*PROBLEM TO WORK ON:*
Print exactly the lines from the first one down to the line that contains "import plotly.graph_objects as go", both included, and skip the pictures.

--- Start of SUPPLIED DATA ---

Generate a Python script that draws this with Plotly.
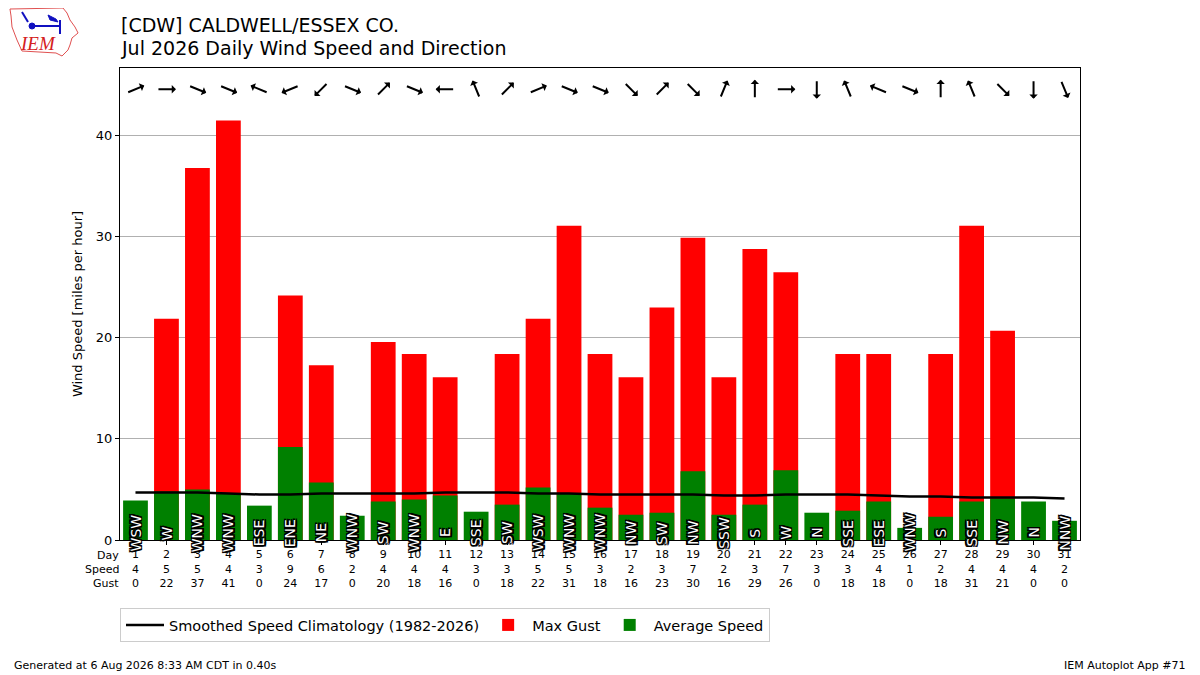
import math

import plotly.graph_objects as go

# Daily values
days = list(range(1, 32))
avg_speed = [3.9, 4.8, 5.0, 4.6, 3.4, 9.2, 5.7, 2.4, 3.8, 4.0, 4.4, 2.8, 3.5, 5.2, 4.6, 3.2,
             2.5, 2.7, 6.8, 2.5, 3.5, 6.9, 2.7, 2.9, 3.8, 1.2, 2.3, 3.8, 4.1, 3.8, 1.9]
max_gust = [0, 21.9, 36.8, 41.5, 0, 24.2, 17.3, 0, 19.6, 18.4, 16.1, 0, 18.4, 21.9, 31.1, 18.4,
            16.1, 23.0, 29.9, 16.1, 28.8, 26.5, 0, 18.4, 18.4, 0, 18.4, 31.1, 20.7, 0, 0]
speed_row = [4, 5, 5, 4, 3, 9, 6, 2, 4, 4, 4, 3, 3, 5, 5, 3, 2, 3, 7, 2, 3, 7, 3, 3, 4, 1, 2, 4, 4, 4, 2]
gust_row = [0, 22, 37, 41, 0, 24, 17, 0, 20, 18, 16, 0, 18, 22, 31, 18, 16, 23, 30, 16, 29, 26, 0,
            18, 18, 0, 18, 31, 21, 0, 0]
climo = [4.7, 4.7, 4.7, 4.6, 4.5, 4.5, 4.6, 4.6, 4.6, 4.6, 4.7, 4.7, 4.7, 4.6, 4.6, 4.5,
         4.5, 4.5, 4.5, 4.4, 4.4, 4.5, 4.5, 4.5, 4.4, 4.3, 4.3, 4.2, 4.2, 4.2, 4.1]
dir_labels = ["WSW", "W", "WNW", "WNW", "ESE", "ENE", "NE", "WNW", "SW", "WNW", "E", "SSE", "SW",
              "WSW", "WNW", "WNW", "NW", "SW", "NW", "SSW", "S", "W", "N", "SSE", "ESE", "WNW",
              "S", "SSE", "NW", "N", "NNW"]
compass = ["N", "NNE", "NE", "ENE", "E", "ESE", "SE", "SSE",
           "S", "SSW", "SW", "WSW", "W", "WNW", "NW", "NNW"]

# the page body adds an 8px margin, so lay the figure out 8px up/left
OFF = 8
W, H = 1200 - OFF, 675 - OFF
L, R, T, B = 120 - OFF, 1080 - OFF, 68 - OFF, 540 - OFF


def px(x, y):
    # screenshot pixel -> paper coords
    return (x - OFF - L) / (R - L), (B - (y - OFF)) / (B - T)


fig = go.Figure()
fig.add_trace(go.Scatter(x=days, y=climo, mode="lines", line=dict(color="black", width=2.5),
                         name="Smoothed Speed Climatology (1982-2026)"))
fig.add_trace(go.Bar(x=days, y=max_gust, width=0.8, marker=dict(color="#ff0000", line_width=0),
                     name="Max Gust"))
fig.add_trace(go.Bar(x=days, y=avg_speed, width=0.8, marker=dict(color="#008000", line_width=0),
                     name="Average Speed"))

stroke = ", ".join(f"{a}px {b}px 0 #000" for a in (-1.5, 0, 1.5) for b in (-1.5, 0, 1.5))

annotations = []
# wind direction arrows along the top, pointing where the wind blows to
arrow_len = 19
for d, lab in zip(days, dir_labels):
    toward = math.radians((compass.index(lab) * 22.5 + 180) % 360)
    vx = arrow_len * math.sin(toward)
    vy = arrow_len * math.cos(toward)
    annotations.append(dict(x=d, y=44.6, xref="x", yref="y", text="", showarrow=True,
                            ax=-vx, ay=vy, axref="pixel", ayref="pixel",
                            xshift=vx / 2, yshift=vy / 2,
                            arrowhead=1, arrowsize=0.7, arrowwidth=2, arrowcolor="black"))
    # direction label inside the bar
    annotations.append(dict(x=d, y=0.7, xref="x", yref="y", text=lab, showarrow=False,
                            textangle=-90,
                            font=dict(color="white", size=14, family="DejaVu Sans", shadow=stroke)))


def note(text, x, y, xanchor="center", **font):
    xp, yp = px(x, y)
    annotations.append(dict(x=xp, y=yp, xref="paper", yref="paper", text=text, showarrow=False,
                            xanchor=xanchor, yanchor="middle", font=font))


# table row labels
for lab, yy in [("Day", 555), ("Speed", 569), ("Gust", 583)]:
    note(lab, 121, yy, "right", size=11)

# titles
note("[CDW] CALDWELL/ESSEX CO.", 119, 25, "left", size=19)
note("Jul 2026 Daily Wind Speed and Direction", 119, 48, "left", size=19)

# footer
note("Generated at 6 Aug 2026 8:33 AM CDT in 0.40s", 12, 665, "left", size=11)
note("IEM Autoplot App #71", 1188, 665, "right", size=11)

# rough IEM logo
note("<i>IEM</i>", 38, 44, size=19, color="#d42020", family="Liberation Serif")
outline = [(10, 9), (63, 8), (67, 13), (70, 20), (75, 27), (78, 33), (72, 38), (70, 45),
           (68, 50), (62, 56), (56, 53), (22, 51), (17, 40), (12, 27), (11, 16)]


def pathstr(pts):
    return "M " + " L ".join(f"{px(a, b)[0]:.4f},{px(a, b)[1]:.4f}" for a, b in pts) + " Z"


shapes = [dict(type="path", path=pathstr(outline), xref="paper", yref="paper",
               line=dict(color="#e05050", width=1))]
blue = "#1010c0"
for (a0, b0), (a1, b1) in [((30, 26), (60, 26)), ((60, 20), (60, 34)), ((22, 12), (28, 22))]:
    x0, y0 = px(a0, b0)
    x1, y1 = px(a1, b1)
    shapes.append(dict(type="line", x0=x0, y0=y0, x1=x1, y1=y1, xref="paper", yref="paper",
                       line=dict(color=blue, width=2)))
cx0, cy0 = px(29, 23)
cx1, cy1 = px(35, 29)
shapes.append(dict(type="circle", x0=cx0, y0=cy0, x1=cx1, y1=cy1, xref="paper", yref="paper",
                   fillcolor=blue, line=dict(color=blue, width=1)))
shapes.append(dict(type="path", xref="paper", yref="paper", fillcolor=blue,
                   line=dict(color=blue, width=1),
                   path=pathstr([(48, 15), (56, 19), (58, 22), (50, 20)])))

ticktext = [f"{d}<br>{s}<br>{g}" for d, s, g in zip(days, speed_row, gust_row)]

legend_y = px(0, 608)[1]
fig.update_layout(
    width=W, height=H,
    margin=dict(l=L, r=W - R, t=T, b=H - B, pad=0),
    paper_bgcolor="white", plot_bgcolor="white",
    font=dict(family="DejaVu Sans", color="black", size=12),
    barmode="overlay",
    showlegend=True,
    legend=dict(orientation="h", x=px(120, 0)[0], y=legend_y, xanchor="left", yanchor="top",
                bordercolor="#cccccc", borderwidth=1, font=dict(size=14.5),
                itemwidth=38, traceorder="normal"),
    xaxis=dict(range=[0.5, 31.5], tickmode="array", tickvals=days, ticktext=ticktext,
               tickfont=dict(size=11), ticks="outside", ticklen=4, tickcolor="black",
               showgrid=False, showline=True, linecolor="black", mirror=True, zeroline=False),
    yaxis=dict(range=[0, 46.7], tickvals=[0, 10, 20, 30, 40], tickfont=dict(size=13),
               ticks="outside", ticklen=4, tickcolor="black",
               showgrid=True, gridcolor="#b0b0b0", showline=True, linecolor="black", mirror=True,
               zeroline=False,
               title=dict(text="Wind Speed [miles per hour]", font=dict(size=13), standoff=10)),
    annotations=annotations,
    shapes=shapes,
)

fig.write_html("out.html")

--- End of SUPPLIED DATA ---

*ANSWER FOR THE TASK:*
Generate a Python script that draws this with Plotly.
import math

import plotly.graph_objects as go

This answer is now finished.